Have you ever known anyone that has found themselves with piles of debt, and yelled “WooHoo! Hey Honey, We’re doing great! We have huge piles of debt!” Of course not. No one is excited about being in debt. If you asked every American if they would like to be in debt or like to be debt free, 99 out of 100 would easily tell you that they would like to be out of debt. Generally a person’s home is their largest payment, and their largest debt item. Wouldn’t it be great to own a home free and clear? Your grass will feel different, trust me! So why not buy the mortgage that will enable you to have your home paid for the quickest?

When purchasing our next home, make sure you get the mortgage which will help you pay it off as soon as possible. At this point, many people will say they cannot afford a fifteen year fixed, time for some math. Assume you are going to buy a $100,000 at 7% interest. Your payment would be a total of $719.06 a month on 15 year fixed rate loan. If you were to fall back on an easier to pay 30 year loan, your payment would jump down to $532.24 a month. We come up with a difference of 186.82. If this breaks your budget, you probably couldn’t have afforded the home in the first place. You can pay your home off early by fifteen years, that’s over 5400 days, if you just make a slightly larger payment!

Some will say, but what about the tax deduction? Isn’t it smart to keep my mortgage because I get a tax deduction? No. If you have a $100,000 mortgage at 7%, you are sending the bank $7000 in interest so that you can avoid paying about $2000 in taxes, that doesn’t make a whole lot of sense.
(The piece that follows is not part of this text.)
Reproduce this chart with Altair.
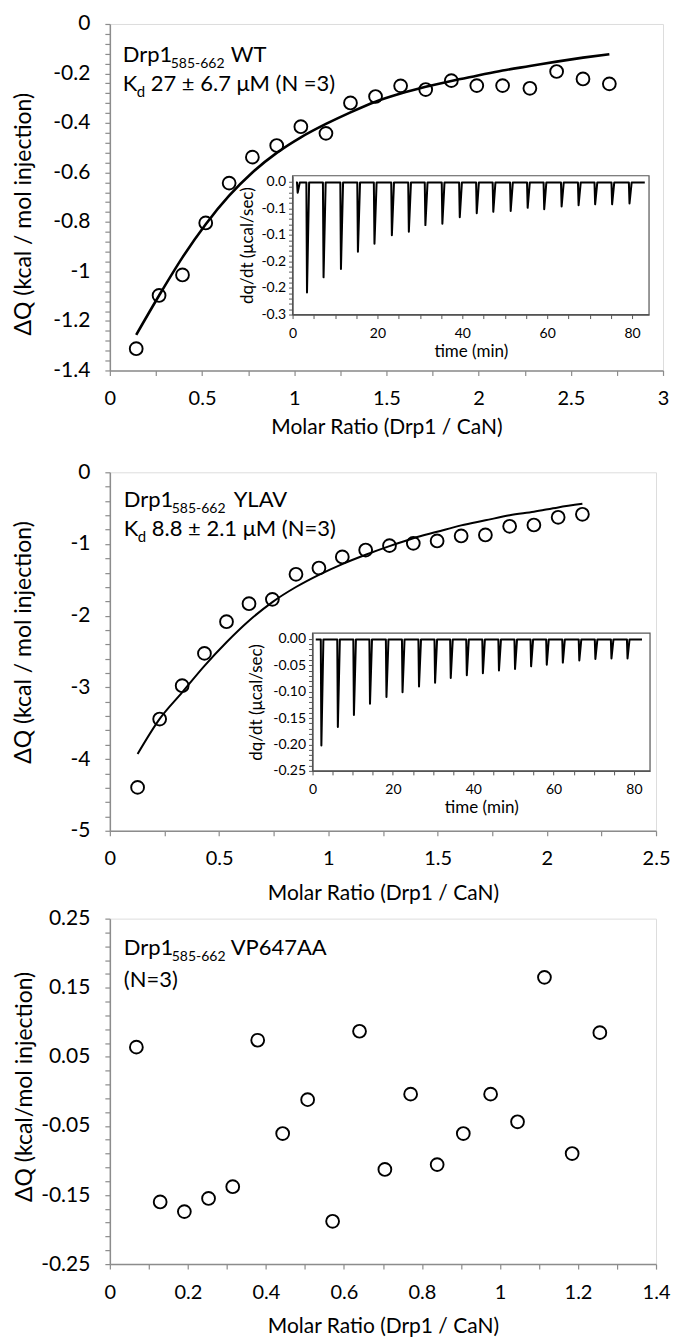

And then there are is the 1% who think they are smarter than everyone else and want to use debt in their favor. They will not pay their house off early because they think they can get a better rate of return somewhere else, such as in a mutual fund. Let me ask you a question, Would you borrow money on your home so you can invest it in a mutual fund? Most likely, you would not. Now you are thinking with your heart, and not your head.

Don’t play fancy games to try to get ahead, there’s no magic pill. Be wise, no one has ever felt bad about paying off their house. Get a conservative 15 year fixed mortgage, and just pay on it consistently.